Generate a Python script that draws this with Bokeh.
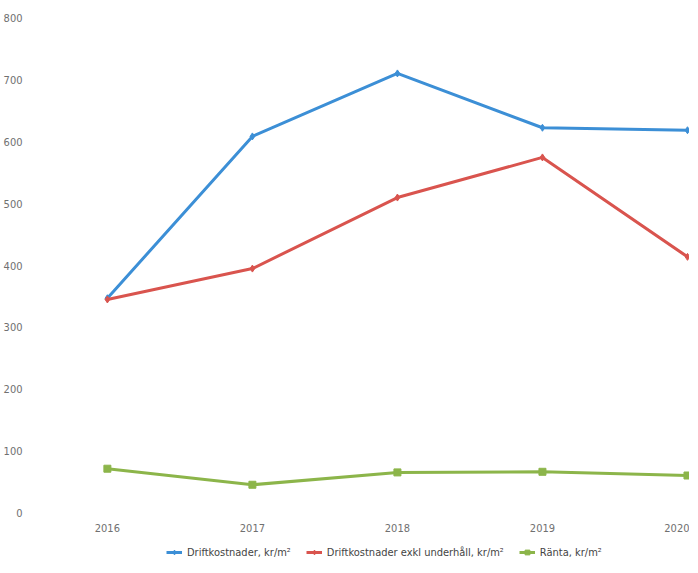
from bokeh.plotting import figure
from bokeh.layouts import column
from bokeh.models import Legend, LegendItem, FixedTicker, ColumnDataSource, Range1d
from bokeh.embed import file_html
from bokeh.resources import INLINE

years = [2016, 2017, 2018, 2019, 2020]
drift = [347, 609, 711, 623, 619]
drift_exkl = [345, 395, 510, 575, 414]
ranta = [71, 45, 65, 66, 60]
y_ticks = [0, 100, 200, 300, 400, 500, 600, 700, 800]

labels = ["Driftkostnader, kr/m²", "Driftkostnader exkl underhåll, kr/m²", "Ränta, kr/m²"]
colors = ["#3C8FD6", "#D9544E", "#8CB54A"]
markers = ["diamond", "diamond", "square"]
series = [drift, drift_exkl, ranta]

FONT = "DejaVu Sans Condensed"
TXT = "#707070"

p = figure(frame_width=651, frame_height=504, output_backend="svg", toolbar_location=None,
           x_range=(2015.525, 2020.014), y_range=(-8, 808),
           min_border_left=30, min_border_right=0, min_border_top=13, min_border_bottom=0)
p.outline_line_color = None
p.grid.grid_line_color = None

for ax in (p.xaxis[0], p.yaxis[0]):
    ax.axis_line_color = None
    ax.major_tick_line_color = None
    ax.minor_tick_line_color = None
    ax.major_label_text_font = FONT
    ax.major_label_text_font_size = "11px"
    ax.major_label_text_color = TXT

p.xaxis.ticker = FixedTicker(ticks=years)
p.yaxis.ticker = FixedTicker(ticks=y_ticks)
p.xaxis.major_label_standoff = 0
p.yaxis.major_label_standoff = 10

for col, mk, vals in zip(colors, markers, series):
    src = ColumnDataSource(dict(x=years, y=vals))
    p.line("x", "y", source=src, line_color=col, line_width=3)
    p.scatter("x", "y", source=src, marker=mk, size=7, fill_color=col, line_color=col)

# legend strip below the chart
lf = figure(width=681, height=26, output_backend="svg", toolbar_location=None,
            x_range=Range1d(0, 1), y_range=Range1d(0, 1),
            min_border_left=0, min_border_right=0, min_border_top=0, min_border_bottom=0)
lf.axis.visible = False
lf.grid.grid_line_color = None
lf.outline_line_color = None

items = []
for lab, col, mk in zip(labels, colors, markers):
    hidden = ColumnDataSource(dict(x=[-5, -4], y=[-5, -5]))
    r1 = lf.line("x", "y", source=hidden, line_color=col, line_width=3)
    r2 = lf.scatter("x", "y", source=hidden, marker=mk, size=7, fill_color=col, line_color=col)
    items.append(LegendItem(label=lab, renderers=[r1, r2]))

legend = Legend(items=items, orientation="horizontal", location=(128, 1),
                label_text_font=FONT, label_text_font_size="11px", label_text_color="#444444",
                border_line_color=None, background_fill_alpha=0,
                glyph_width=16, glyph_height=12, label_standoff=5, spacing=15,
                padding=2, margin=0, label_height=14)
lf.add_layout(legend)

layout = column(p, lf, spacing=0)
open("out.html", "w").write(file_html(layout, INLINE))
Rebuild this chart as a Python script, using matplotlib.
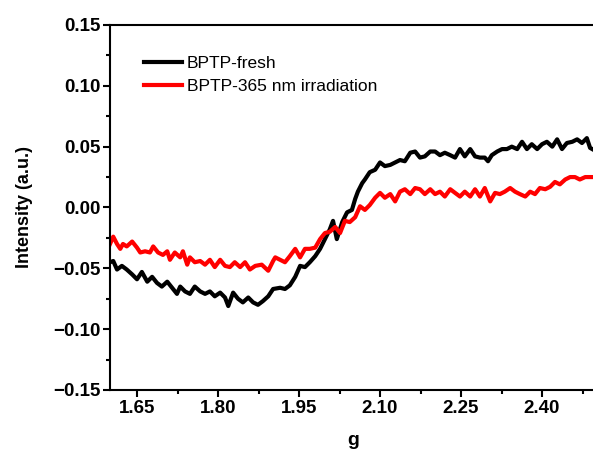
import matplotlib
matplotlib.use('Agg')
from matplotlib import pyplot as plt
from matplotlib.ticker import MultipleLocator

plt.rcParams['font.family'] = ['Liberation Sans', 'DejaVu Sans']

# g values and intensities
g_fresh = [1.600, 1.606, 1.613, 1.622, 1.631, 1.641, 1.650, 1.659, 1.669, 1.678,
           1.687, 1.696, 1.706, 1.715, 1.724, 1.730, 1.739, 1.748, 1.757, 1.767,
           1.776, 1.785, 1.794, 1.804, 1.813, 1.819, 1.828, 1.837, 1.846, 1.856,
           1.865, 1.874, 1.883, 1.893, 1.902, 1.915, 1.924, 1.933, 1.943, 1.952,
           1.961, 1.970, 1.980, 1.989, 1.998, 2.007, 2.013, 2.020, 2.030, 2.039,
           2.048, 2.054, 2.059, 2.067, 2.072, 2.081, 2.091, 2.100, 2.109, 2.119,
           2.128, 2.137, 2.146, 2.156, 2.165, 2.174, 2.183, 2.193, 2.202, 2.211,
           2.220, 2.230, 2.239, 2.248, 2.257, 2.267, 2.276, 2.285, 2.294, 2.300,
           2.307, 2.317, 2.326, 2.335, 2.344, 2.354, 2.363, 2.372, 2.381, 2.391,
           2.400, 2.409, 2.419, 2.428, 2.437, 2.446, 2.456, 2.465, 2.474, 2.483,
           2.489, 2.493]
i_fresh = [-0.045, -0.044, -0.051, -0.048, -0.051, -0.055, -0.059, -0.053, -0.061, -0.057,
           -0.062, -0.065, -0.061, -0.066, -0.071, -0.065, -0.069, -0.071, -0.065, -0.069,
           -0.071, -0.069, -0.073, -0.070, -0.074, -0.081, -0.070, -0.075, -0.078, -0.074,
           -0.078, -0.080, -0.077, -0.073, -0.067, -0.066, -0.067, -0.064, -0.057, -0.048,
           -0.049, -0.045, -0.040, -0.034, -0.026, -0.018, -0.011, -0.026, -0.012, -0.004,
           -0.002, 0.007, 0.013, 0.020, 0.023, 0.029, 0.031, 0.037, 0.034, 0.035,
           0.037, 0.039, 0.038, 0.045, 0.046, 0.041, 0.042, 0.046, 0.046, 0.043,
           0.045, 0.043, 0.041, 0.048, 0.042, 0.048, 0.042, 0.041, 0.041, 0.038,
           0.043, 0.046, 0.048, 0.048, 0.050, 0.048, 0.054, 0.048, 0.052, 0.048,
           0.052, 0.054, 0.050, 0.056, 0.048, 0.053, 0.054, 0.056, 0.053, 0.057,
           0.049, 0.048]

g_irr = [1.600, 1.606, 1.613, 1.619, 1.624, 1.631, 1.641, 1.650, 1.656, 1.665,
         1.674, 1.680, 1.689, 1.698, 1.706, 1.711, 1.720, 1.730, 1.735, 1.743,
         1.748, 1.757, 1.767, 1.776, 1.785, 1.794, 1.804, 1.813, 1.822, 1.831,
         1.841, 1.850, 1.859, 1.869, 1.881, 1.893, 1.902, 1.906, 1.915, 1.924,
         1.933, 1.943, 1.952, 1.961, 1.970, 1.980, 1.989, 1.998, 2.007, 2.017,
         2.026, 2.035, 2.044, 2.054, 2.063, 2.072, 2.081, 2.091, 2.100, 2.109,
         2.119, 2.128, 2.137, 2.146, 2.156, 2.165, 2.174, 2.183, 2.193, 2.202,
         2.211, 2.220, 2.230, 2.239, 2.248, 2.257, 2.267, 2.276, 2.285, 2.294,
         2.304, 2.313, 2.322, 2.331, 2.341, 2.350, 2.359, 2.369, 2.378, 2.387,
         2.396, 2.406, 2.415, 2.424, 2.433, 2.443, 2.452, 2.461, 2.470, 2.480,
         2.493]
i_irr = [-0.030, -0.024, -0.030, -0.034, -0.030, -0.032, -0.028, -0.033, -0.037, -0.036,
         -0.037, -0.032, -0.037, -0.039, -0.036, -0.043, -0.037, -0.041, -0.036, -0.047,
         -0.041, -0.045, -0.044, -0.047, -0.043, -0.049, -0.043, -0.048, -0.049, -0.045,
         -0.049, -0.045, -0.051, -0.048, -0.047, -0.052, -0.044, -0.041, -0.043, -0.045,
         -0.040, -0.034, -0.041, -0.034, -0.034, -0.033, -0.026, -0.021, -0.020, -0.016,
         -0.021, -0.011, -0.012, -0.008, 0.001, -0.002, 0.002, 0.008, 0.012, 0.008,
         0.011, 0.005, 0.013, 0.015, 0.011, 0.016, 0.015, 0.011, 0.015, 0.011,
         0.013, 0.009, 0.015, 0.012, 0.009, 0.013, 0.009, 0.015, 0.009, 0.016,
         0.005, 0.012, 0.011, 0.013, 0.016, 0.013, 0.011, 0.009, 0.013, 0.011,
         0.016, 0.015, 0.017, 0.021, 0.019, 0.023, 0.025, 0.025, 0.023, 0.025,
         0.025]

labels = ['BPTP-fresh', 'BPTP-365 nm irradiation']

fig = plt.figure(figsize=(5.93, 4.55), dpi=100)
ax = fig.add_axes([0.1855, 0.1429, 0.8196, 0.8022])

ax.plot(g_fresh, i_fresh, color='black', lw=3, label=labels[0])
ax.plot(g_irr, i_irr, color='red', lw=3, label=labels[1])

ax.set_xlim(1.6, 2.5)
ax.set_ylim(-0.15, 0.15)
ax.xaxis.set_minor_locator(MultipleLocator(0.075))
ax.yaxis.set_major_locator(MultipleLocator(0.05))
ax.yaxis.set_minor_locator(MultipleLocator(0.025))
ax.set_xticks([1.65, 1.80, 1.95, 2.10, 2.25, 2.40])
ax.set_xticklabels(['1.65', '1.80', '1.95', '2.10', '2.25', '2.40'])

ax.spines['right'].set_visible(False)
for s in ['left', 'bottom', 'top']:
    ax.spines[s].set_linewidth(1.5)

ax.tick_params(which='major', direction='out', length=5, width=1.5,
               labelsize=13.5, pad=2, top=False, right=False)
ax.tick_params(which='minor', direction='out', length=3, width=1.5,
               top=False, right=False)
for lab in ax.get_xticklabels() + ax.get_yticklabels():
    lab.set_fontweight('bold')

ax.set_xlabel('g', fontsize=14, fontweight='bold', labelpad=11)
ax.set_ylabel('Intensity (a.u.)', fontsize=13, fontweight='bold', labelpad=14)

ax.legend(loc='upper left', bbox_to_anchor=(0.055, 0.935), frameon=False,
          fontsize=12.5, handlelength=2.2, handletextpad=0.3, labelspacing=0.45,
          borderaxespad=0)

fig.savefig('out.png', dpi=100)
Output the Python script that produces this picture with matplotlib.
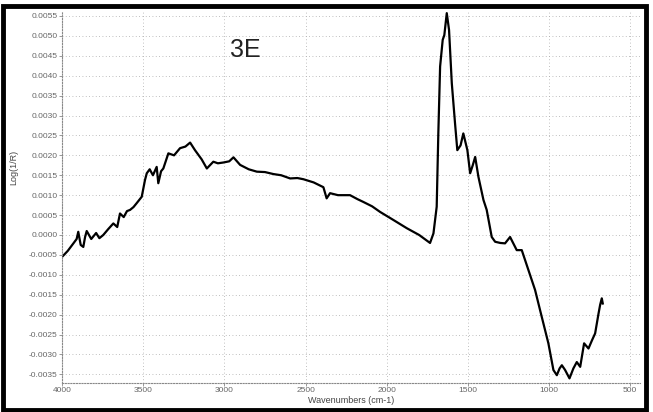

■ ■ ■ ■ ■

→ **Stated task**
Above are some records; extract exactly the lines from the one containing "Rebuild this chart" through the one containing "0.049, 0.048]" and drop the pictures.

→ **Answer to this task**
Rebuild this chart as a Python script, using matplotlib.
import matplotlib
matplotlib.use('Agg')
from matplotlib import pyplot as plt
from matplotlib.ticker import MultipleLocator

plt.rcParams['font.family'] = ['Liberation Sans', 'DejaVu Sans']

# g values and intensities
g_fresh = [1.600, 1.606, 1.613, 1.622, 1.631, 1.641, 1.650, 1.659, 1.669, 1.678,
           1.687, 1.696, 1.706, 1.715, 1.724, 1.730, 1.739, 1.748, 1.757, 1.767,
           1.776, 1.785, 1.794, 1.804, 1.813, 1.819, 1.828, 1.837, 1.846, 1.856,
           1.865, 1.874, 1.883, 1.893, 1.902, 1.915, 1.924, 1.933, 1.943, 1.952,
           1.961, 1.970, 1.980, 1.989, 1.998, 2.007, 2.013, 2.020, 2.030, 2.039,
           2.048, 2.054, 2.059, 2.067, 2.072, 2.081, 2.091, 2.100, 2.109, 2.119,
           2.128, 2.137, 2.146, 2.156, 2.165, 2.174, 2.183, 2.193, 2.202, 2.211,
           2.220, 2.230, 2.239, 2.248, 2.257, 2.267, 2.276, 2.285, 2.294, 2.300,
           2.307, 2.317, 2.326, 2.335, 2.344, 2.354, 2.363, 2.372, 2.381, 2.391,
           2.400, 2.409, 2.419, 2.428, 2.437, 2.446, 2.456, 2.465, 2.474, 2.483,
           2.489, 2.493]
i_fresh = [-0.045, -0.044, -0.051, -0.048, -0.051, -0.055, -0.059, -0.053, -0.061, -0.057,
           -0.062, -0.065, -0.061, -0.066, -0.071, -0.065, -0.069, -0.071, -0.065, -0.069,
           -0.071, -0.069, -0.073, -0.070, -0.074, -0.081, -0.070, -0.075, -0.078, -0.074,
           -0.078, -0.080, -0.077, -0.073, -0.067, -0.066, -0.067, -0.064, -0.057, -0.048,
           -0.049, -0.045, -0.040, -0.034, -0.026, -0.018, -0.011, -0.026, -0.012, -0.004,
           -0.002, 0.007, 0.013, 0.020, 0.023, 0.029, 0.031, 0.037, 0.034, 0.035,
           0.037, 0.039, 0.038, 0.045, 0.046, 0.041, 0.042, 0.046, 0.046, 0.043,
           0.045, 0.043, 0.041, 0.048, 0.042, 0.048, 0.042, 0.041, 0.041, 0.038,
           0.043, 0.046, 0.048, 0.048, 0.050, 0.048, 0.054, 0.048, 0.052, 0.048,
           0.052, 0.054, 0.050, 0.056, 0.048, 0.053, 0.054, 0.056, 0.053, 0.057,
           0.049, 0.048]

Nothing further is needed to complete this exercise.